- [Given data]
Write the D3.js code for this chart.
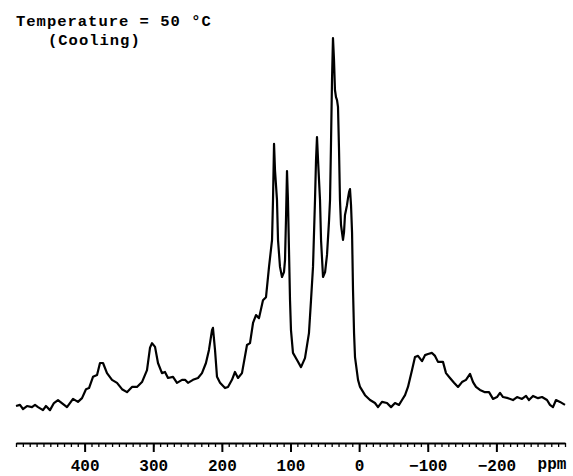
<!DOCTYPE html>
<html>
<head>
<meta charset="utf-8">
<script src="https://cdn.jsdelivr.net/npm/d3@7"></script>
<style>
  body { margin: 0; background: #fff; }
  text { font-family: "Liberation Mono", "DejaVu Sans Mono", monospace; font-weight: bold; }
</style>
</head>
<body>
<svg id="chart"></svg>
<script>
// Chemical shift (ppm) of each traced point, left to right
const ppmValues = [
  500.0, 494.2, 489.8, 484.0, 476.7, 472.3, 467.9, 460.7, 456.3, 450.5,
  444.7, 438.8, 425.7, 416.9, 409.7, 403.8, 398.0, 393.6, 387.8, 381.9,
  377.6, 373.2, 367.4, 360.1, 352.8, 345.5, 338.3, 331.0, 323.7, 316.4,
  309.1, 304.7, 301.8, 297.4, 293.1, 287.3, 282.9, 278.5, 271.2, 265.4,
  258.1, 253.7, 249.4, 242.1, 234.8, 229.0, 223.2, 218.8, 214.4, 213.0,
  210.0, 207.1, 202.7, 195.4, 191.1, 185.3, 180.9, 176.5, 170.7, 163.4,
  159.0, 154.6, 150.3, 145.9, 140.1, 135.7, 131.3, 126.9, 125.5, 124.0,
  122.6, 119.7, 118.2, 115.3, 112.4, 109.5, 108.0, 106.6, 105.1, 103.7,
  102.2, 100.7, 99.3, 96.4, 90.5, 84.7, 78.9, 73.1, 70.1, 67.2,
  64.3, 62.8, 61.4, 59.9, 57.0, 55.5, 52.6, 49.6, 46.8, 43.8,
  42.4, 40.9, 39.5, 38.1, 36.6, 35.2, 33.7, 32.2, 30.8, 29.3,
  27.9, 26.4, 23.5, 22.0, 20.6, 19.1, 17.7, 16.2, 14.7, 13.3,
  11.8, 10.3, 8.9, 7.4, 6.0, 4.5, 1.6, -1.3, -8.6, -15.9,
  -23.1, -27.5, -33.3, -40.6, -46.5, -52.3, -58.1, -62.5, -66.9, -71.2,
  -77.1, -81.4, -85.8, -91.6, -96.0, -100.4, -106.2, -110.6, -114.9, -122.2,
  -126.6, -132.4, -138.3, -144.1, -149.9, -155.7, -161.6, -166.0, -170.3, -176.1,
  -183.4, -189.3, -195.1, -200.9, -205.3, -209.7, -217.0, -224.2, -230.1, -237.3,
  -243.2, -247.5, -253.4, -260.7, -266.5, -273.8, -278.1, -282.5, -286.9, -292.7,
  -300.0
];

// Relative intensity (tallest peak = 100)
const intensityValues = [
  1.6, 1.9, 0.8, 1.6, 1.3, 1.9, 1.3, 0.5, 1.6, 0.5,
  2.4, 3.2, 1.3, 3.5, 2.7, 3.7, 6.1, 6.4, 9.4, 9.9,
  13.1, 13.1, 10.4, 8.6, 7.8, 6.1, 5.3, 6.7, 6.7, 8.0,
  11.2, 17.2, 18.4, 17.4, 13.1, 10.4, 10.7, 9.1, 9.4, 7.8,
  8.6, 8.6, 7.8, 8.6, 9.1, 10.4, 13.1, 16.6, 21.9, 22.5,
  16.6, 9.4, 7.8, 6.4, 6.7, 8.6, 10.7, 9.1, 10.4, 17.9,
  18.4, 23.8, 25.9, 25.1, 29.9, 30.7, 38.8, 46.0, 56.7, 71.7,
  64.7, 56.7, 46.0, 38.8, 36.1, 37.4, 40.6, 51.3, 64.4, 56.7,
  43.3, 29.9, 21.9, 15.8, 13.9, 12.0, 14.4, 21.1, 29.9, 38.8,
  56.7, 67.4, 73.5, 67.4, 56.7, 46.0, 36.1, 37.4, 42.0, 51.3,
  56.7, 72.7, 88.8, 100.0, 94.1, 86.1, 84.2, 83.4, 81.6, 70.1,
  56.7, 50.0, 46.0, 48.1, 52.7, 54.0, 55.3, 57.2, 58.8, 59.6,
  55.3, 47.9, 32.6, 21.1, 14.7, 12.6, 8.6, 6.7, 4.5, 3.2,
  2.4, 1.3, 2.7, 2.4, 1.3, 2.4, 1.9, 3.2, 4.5, 6.7,
  11.2, 14.7, 15.0, 13.6, 15.2, 15.5, 15.8, 15.0, 13.4, 13.4,
  10.4, 9.1, 7.8, 6.7, 8.0, 8.6, 10.2, 8.0, 6.7, 5.9,
  5.3, 5.3, 3.5, 4.0, 5.1, 4.0, 3.7, 3.2, 4.0, 3.5,
  4.3, 3.2, 4.3, 3.7, 4.0, 3.2, 1.9, 1.3, 3.2, 2.7,
  1.9
];

// Axis ticks
const minorTicks = d3.range(-300, 501, 10);
const majorTicks = [400, 300, 200, 100, 0, -100, -200];
const titleLines = ["Temperature = 50 °C", "(Cooling)"];
const unitLabel = "ppm";

const width = 573, height = 476;
const axisY = 443;

const svg = d3.select("#chart").attr("width", width).attr("height", height);

// NMR convention: ppm decreases to the right
const xScale = d3.scaleLinear().domain([500, -300]).range([16, 565]);
const yScale = d3.scaleLinear().domain([0, 100]).range([412, 38]);

const data = ppmValues.map((p, i) => ({ ppm: p, value: intensityValues[i] }));

const line = d3.line()
  .x((d) => xScale(d.ppm))
  .y((d) => yScale(d.value));

svg.append("path")
  .datum(data)
  .attr("fill", "none")
  .attr("stroke", "#000")
  .attr("stroke-width", 2.2)
  .attr("stroke-linejoin", "round")
  .attr("d", line);

// Minor ticks every 10 ppm
const minorAxis = svg.append("g")
  .attr("transform", `translate(0,${axisY})`)
  .call(d3.axisBottom(xScale).tickValues(minorTicks).tickSize(4).tickFormat(""));
minorAxis.select(".domain").remove();
minorAxis.selectAll("line").attr("stroke", "#000").attr("stroke-width", 1.3);

// Major ticks with labels
const majorAxis = svg.append("g")
  .attr("transform", `translate(0,${axisY})`)
  .call(d3.axisBottom(xScale).tickValues(majorTicks).tickSize(9).tickSizeOuter(0).tickPadding(8));
majorAxis.select(".domain").attr("stroke", "#000").attr("stroke-width", 2);
majorAxis.selectAll("line").attr("stroke", "#000").attr("stroke-width", 2);
majorAxis.selectAll("text")
  .attr("font-size", 16)
  .attr("fill", "#000")
  .attr("font-family", "Liberation Mono, monospace")
  .attr("font-weight", "bold");

svg.append("text")
  .attr("x", 552)
  .attr("y", 469)
  .attr("text-anchor", "middle")
  .attr("font-size", 16)
  .text(unitLabel);

// Title
svg.append("text")
  .attr("x", 16)
  .attr("y", 26)
  .attr("font-size", 15.5)
  .attr("letter-spacing", 1)
  .text(titleLines[0]);
svg.append("text")
  .attr("x", 48)
  .attr("y", 45)
  .attr("font-size", 15.5)
  .attr("letter-spacing", 1)
  .text(titleLines[1]);
</script>
</body>
</html>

- [Stated problem]
Write out each line again precisely as it appears, skipping every picture.

- [Result for this task]
Write the D3.js code for this chart.
<!DOCTYPE html>
<html>
<head>
<meta charset="utf-8">
<script src="https://cdn.jsdelivr.net/npm/d3@7"></script>
<style>
  body { margin: 0; background: #fff; }
  text { font-family: "Liberation Mono", "DejaVu Sans Mono", monospace; font-weight: bold; }
</style>
</head>
<body>
<svg id="chart"></svg>
<script>
// Chemical shift (ppm) of each traced point, left to right
const ppmValues = [
  500.0, 494.2, 489.8, 484.0, 476.7, 472.3, 467.9, 460.7, 456.3, 450.5,
  444.7, 438.8, 425.7, 416.9, 409.7, 403.8, 398.0, 393.6, 387.8, 381.9,
  377.6, 373.2, 367.4, 360.1, 352.8, 345.5, 338.3, 331.0, 323.7, 316.4,
  309.1, 304.7, 301.8, 297.4, 293.1, 287.3, 282.9, 278.5, 271.2, 265.4,
  258.1, 253.7, 249.4, 242.1, 234.8, 229.0, 223.2, 218.8, 214.4, 213.0,
  210.0, 207.1, 202.7, 195.4, 191.1, 185.3, 180.9, 176.5, 170.7, 163.4,
  159.0, 154.6, 150.3, 145.9, 140.1, 135.7, 131.3, 126.9, 125.5, 124.0,
  122.6, 119.7, 118.2, 115.3, 112.4, 109.5, 108.0, 106.6, 105.1, 103.7,
  102.2, 100.7, 99.3, 96.4, 90.5, 84.7, 78.9, 73.1, 70.1, 67.2,
  64.3, 62.8, 61.4, 59.9, 57.0, 55.5, 52.6, 49.6, 46.8, 43.8,
  42.4, 40.9, 39.5, 38.1, 36.6, 35.2, 33.7, 32.2, 30.8, 29.3,
  27.9, 26.4, 23.5, 22.0, 20.6, 19.1, 17.7, 16.2, 14.7, 13.3,
  11.8, 10.3, 8.9, 7.4, 6.0, 4.5, 1.6, -1.3, -8.6, -15.9,
  -23.1, -27.5, -33.3, -40.6, -46.5, -52.3, -58.1, -62.5, -66.9, -71.2,
  -77.1, -81.4, -85.8, -91.6, -96.0, -100.4, -106.2, -110.6, -114.9, -122.2,
  -126.6, -132.4, -138.3, -144.1, -149.9, -155.7, -161.6, -166.0, -170.3, -176.1,
  -183.4, -189.3, -195.1, -200.9, -205.3, -209.7, -217.0, -224.2, -230.1, -237.3,
  -243.2, -247.5, -253.4, -260.7, -266.5, -273.8, -278.1, -282.5, -286.9, -292.7,
  -300.0
];

// Relative intensity (tallest peak = 100)
const intensityValues = [
  1.6, 1.9, 0.8, 1.6, 1.3, 1.9, 1.3, 0.5, 1.6, 0.5,
  2.4, 3.2, 1.3, 3.5, 2.7, 3.7, 6.1, 6.4, 9.4, 9.9,
  13.1, 13.1, 10.4, 8.6, 7.8, 6.1, 5.3, 6.7, 6.7, 8.0,
  11.2, 17.2, 18.4, 17.4, 13.1, 10.4, 10.7, 9.1, 9.4, 7.8,
  8.6, 8.6, 7.8, 8.6, 9.1, 10.4, 13.1, 16.6, 21.9, 22.5,
  16.6, 9.4, 7.8, 6.4, 6.7, 8.6, 10.7, 9.1, 10.4, 17.9,
  18.4, 23.8, 25.9, 25.1, 29.9, 30.7, 38.8, 46.0, 56.7, 71.7,
  64.7, 56.7, 46.0, 38.8, 36.1, 37.4, 40.6, 51.3, 64.4, 56.7,
  43.3, 29.9, 21.9, 15.8, 13.9, 12.0, 14.4, 21.1, 29.9, 38.8,
  56.7, 67.4, 73.5, 67.4, 56.7, 46.0, 36.1, 37.4, 42.0, 51.3,
  56.7, 72.7, 88.8, 100.0, 94.1, 86.1, 84.2, 83.4, 81.6, 70.1,
  56.7, 50.0, 46.0, 48.1, 52.7, 54.0, 55.3, 57.2, 58.8, 59.6,
  55.3, 47.9, 32.6, 21.1, 14.7, 12.6, 8.6, 6.7, 4.5, 3.2,
  2.4, 1.3, 2.7, 2.4, 1.3, 2.4, 1.9, 3.2, 4.5, 6.7,
  11.2, 14.7, 15.0, 13.6, 15.2, 15.5, 15.8, 15.0, 13.4, 13.4,
  10.4, 9.1, 7.8, 6.7, 8.0, 8.6, 10.2, 8.0, 6.7, 5.9,
  5.3, 5.3, 3.5, 4.0, 5.1, 4.0, 3.7, 3.2, 4.0, 3.5,
  4.3, 3.2, 4.3, 3.7, 4.0, 3.2, 1.9, 1.3, 3.2, 2.7,
  1.9
];

// Axis ticks
const minorTicks = d3.range(-300, 501, 10);
const majorTicks = [400, 300, 200, 100, 0, -100, -200];
const titleLines = ["Temperature = 50 °C", "(Cooling)"];
const unitLabel = "ppm";

const width = 573, height = 476;
const axisY = 443;

const svg = d3.select("#chart").attr("width", width).attr("height", height);

// NMR convention: ppm decreases to the right
const xScale = d3.scaleLinear().domain([500, -300]).range([16, 565]);
const yScale = d3.scaleLinear().domain([0, 100]).range([412, 38]);

const data = ppmValues.map((p, i) => ({ ppm: p, value: intensityValues[i] }));

const line = d3.line()
  .x((d) => xScale(d.ppm))
  .y((d) => yScale(d.value));

svg.append("path")
  .datum(data)
  .attr("fill", "none")
  .attr("stroke", "#000")
  .attr("stroke-width", 2.2)
  .attr("stroke-linejoin", "round")
  .attr("d", line);

// Minor ticks every 10 ppm
const minorAxis = svg.append("g")
  .attr("transform", `translate(0,${axisY})`)
  .call(d3.axisBottom(xScale).tickValues(minorTicks).tickSize(4).tickFormat(""));
minorAxis.select(".domain").remove();
minorAxis.selectAll("line").attr("stroke", "#000").attr("stroke-width", 1.3);

// Major ticks with labels
const majorAxis = svg.append("g")
  .attr("transform", `translate(0,${axisY})`)
  .call(d3.axisBottom(xScale).tickValues(majorTicks).tickSize(9).tickSizeOuter(0).tickPadding(8));
majorAxis.select(".domain").attr("stroke", "#000").attr("stroke-width", 2);
majorAxis.selectAll("line").attr("stroke", "#000").attr("stroke-width", 2);
majorAxis.selectAll("text")
  .attr("font-size", 16)
  .attr("fill", "#000")
  .attr("font-family", "Liberation Mono, monospace")
  .attr("font-weight", "bold");

svg.append("text")
  .attr("x", 552)
  .attr("y", 469)
  .attr("text-anchor", "middle")
  .attr("font-size", 16)
  .text(unitLabel);

// Title
svg.append("text")
  .attr("x", 16)
  .attr("y", 26)
  .attr("font-size", 15.5)
  .attr("letter-spacing", 1)
  .text(titleLines[0]);
svg.append("text")
  .attr("x", 48)
  .attr("y", 45)
  .attr("font-size", 15.5)
  .attr("letter-spacing", 1)
  .text(titleLines[1]);
</script>
</body>
</html>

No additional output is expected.